As Carey hurried across the polished floor of the cafeteria, he could see that Pankowski, the hospital administrator, was in the hallway saying something to two uniformed policemen. He turned his head as Carey and Bortoni reached the doorway.

The two policemen brushed past Pankowski.

One of them came close to Carey’s shoulder, but did not touch him. “Dr. McKinnon?”

“Yes?”

“As soon as you’re out of surgery, we’d like to talk to you.”

“Oh?” said Carey. He glanced at the officer’s face. It was the face of a decent man, who was willing to gamble that his job didn’t require stopping a surgeon from saving somebody’s life. He was asking for a promise; if Carey didn’t make it, he would have to follow the order he had been given to arrest him now. Carey hesitated, then made the promise. “I won’t be going anywhere.”

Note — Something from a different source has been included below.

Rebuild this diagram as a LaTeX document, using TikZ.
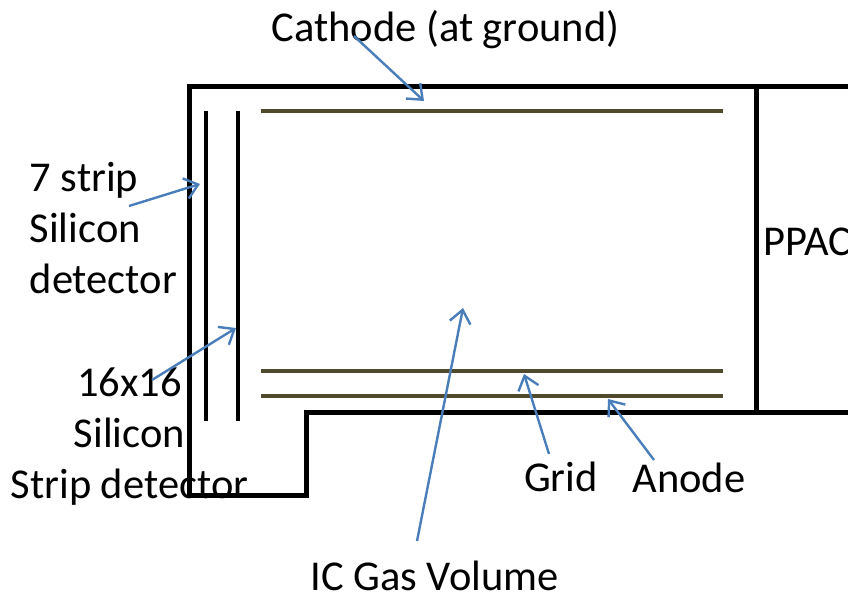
\documentclass[tikz,border=0pt]{standalone}
\usepackage{fontspec}
\setmainfont{Carlito}
\usepackage{tikz}
\usetikzlibrary{arrows.meta,positioning,calc}
\definecolor{pointerblue}{HTML}{4A7EBB}
\definecolor{plateolive}{HTML}{4F4A2C}
\tikzset{
  wall/.style={line width=5pt,line join=miter},
  detector/.style={line width=4.5pt},
  plate/.style={line width=4pt,plateolive},
  pointer/.style={line width=2.4pt,pointerblue,-{Straight Barb[length=13pt,width=21pt,line width=2.4pt]}},
  tag/.style={inner sep=0pt,font=\fontsize{42.5}{51}\selectfont}
}
\begin{document}
\begin{tikzpicture}[x=1pt,y=-1pt]
  \useasboundingbox (0,0) rectangle (848,593);
  % chamber
  \draw[wall] (848,87) -- (189,87) -- (189,495) -- (306,495) -- (306,412) -- (848,412);
  \draw[wall] (756,87) -- (756,412);
  % silicon
  \coordinate (siA1) at (206,111);
  \coordinate (siA2) at (206,421);
  \coordinate (siB1) at (238,111);
  \coordinate (siB2) at (238,421);
  \draw[detector] (siA1) -- (siA2);
  \draw[detector] (siB1) -- (siB2);
  % plates
  \coordinate (cathL) at (261,111);
  \coordinate (cathR) at (723,111);
  \coordinate (gridL) at (261,371);
  \coordinate (gridR) at (723,371);
  \coordinate (anodeL) at (261,396);
  \coordinate (anodeR) at (723,396);
  \draw[plate] (cathL) -- (cathR);
  \draw[plate] (gridL) -- (gridR);
  \draw[plate] (anodeL) -- (anodeR);
  % labels
  \node[tag,anchor=base] (cathode) at (445.5,42) {Cathode (at ground)};
  \node[tag,anchor=west,align=left] (strip) at (29.5,228.5) {7 strip\\Silicon\\detector};
  \node[tag,anchor=center,align=center] (sixteen) at (129.5,436.5) {16x16\\Silicon\\Strip detector};
  \node[tag,anchor=base west] (ppac) at (763,256) {PPAC};
  \node[tag,anchor=base] (grid) at (561,491) {Grid};
  \node[tag,anchor=base] (anode) at (689,492) {Anode};
  \node[tag,anchor=base] (gas) at (434.5,590) {IC Gas Volume};
  % pointers
  \coordinate (cathTail) at (354,36);
  \coordinate (cathTip) at (424,101);
  \coordinate (stripTail) at (129,206);
  \coordinate (stripTip) at (200,184);
  \coordinate (siTail) at (152,380);
  \coordinate (siTip) at (236,328);
  \coordinate (gasTail) at (417,541);
  \coordinate (gasTip) at (463,308);
  \coordinate (gridTail) at (549,454);
  \coordinate (gridTip) at (524,374);
  \coordinate (anodeTail) at (654,460);
  \coordinate (anodeTip) at (608,399);
  \draw[pointer] (cathTail) -- (cathTip);
  \draw[pointer] (stripTail) -- (stripTip);
  \draw[pointer] (siTail) -- (siTip);
  \draw[pointer] (gasTail) -- (gasTip);
  \draw[pointer] (gridTail) -- (gridTip);
  \draw[pointer] (anodeTail) -- (anodeTip);
\end{tikzpicture}
\end{document}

The next night, Jane stepped to the newsstand on State Street, opened the
Los Angeles Times
and looked at the headlines, then moved her eyes down the page. Dahlman was not mentioned in the news anymore. She put the paper back in the pile and went to the set of cubbyholes by the wall where the out-of-state papers were sold. The newsstand didn’t carry the
Buffalo News,
but she saw the
Chicago Tribune.
She picked one up, opened it, and saw the article at the bottom of the front page, DOCTOR SUSPECTED IN DAHLMAN ESCAPE. She calmly folded the paper, walked to the little counter under the green awning, and handed it to the man with the unlit cigar in his mouth. She gave him a dollar and turned to walk up the street to her car. The newspaper in her hand was an object that felt both fragile and dangerous, like a firebomb or a poisonous snake.

She sat behind the steering wheel and opened it again, feeling her heartbeat at the sides of her head. Her eyes swooped to the article, clutching phrases because she was too impatient to follow sentences: “taken into custody,”

“questioned by the F.B.I.”

“could be charged.” She read that twice. If he could be charged, then he had not been charged. That gave her the momentum to relinquish the first page and move to the second.

Charged with what? “Accessory to murder.” Her mind protested: Not a chance… not yet, anyway. But she saw it was just the culmination of a list. “Aiding and abetting an escaping felon, obstruction of justice, making false statements in a police report.”

Jane closed the newspaper, tossed it to the floor in front of the passenger seat, and started the engine. There was no more time for waiting and watching and looking into the past, trying to gather a pile of evidence that Richard Dahlman was innocent. She was going to have to take a chance on Brian Vaughn.

 

 

Chapter 38

 

 

Charles Langer went out to breakfast, as he often did. When he had still been Brian Vaughn he would not have dared show his face in a spot like the Santa Barbara Biltmore. Now Brian Vaughn’s face didn’t exist, and there was no disadvantage to showing Charles Langer’s. Since he had been in Santa Barbara he had seen four people who had known him when he was Brian Vaughn, and two of them had been at the Biltmore.

The first time, he had been eating lunch at an outdoor table on the patio. He had been staring past the tall cedar tree on the broad front lawn, beyond the shoreward rolling of blue, sluggish Pacific swells, at a squadron of tiny white sails just poised on the horizon so their hulls were invisible and their forward progress was almost impossible to detect. A shadow had unexpectedly fallen across the white linen in front of him, he had looked up, and standing over him was David Rollins.

Langer had become flustered. He had been warned that moments like this might happen someday, but someday had always seemed far away. But Rollins had not said “Brian!” or even “Don’t I know you?” He had said, “Excuse me, but is anyone using these chairs?”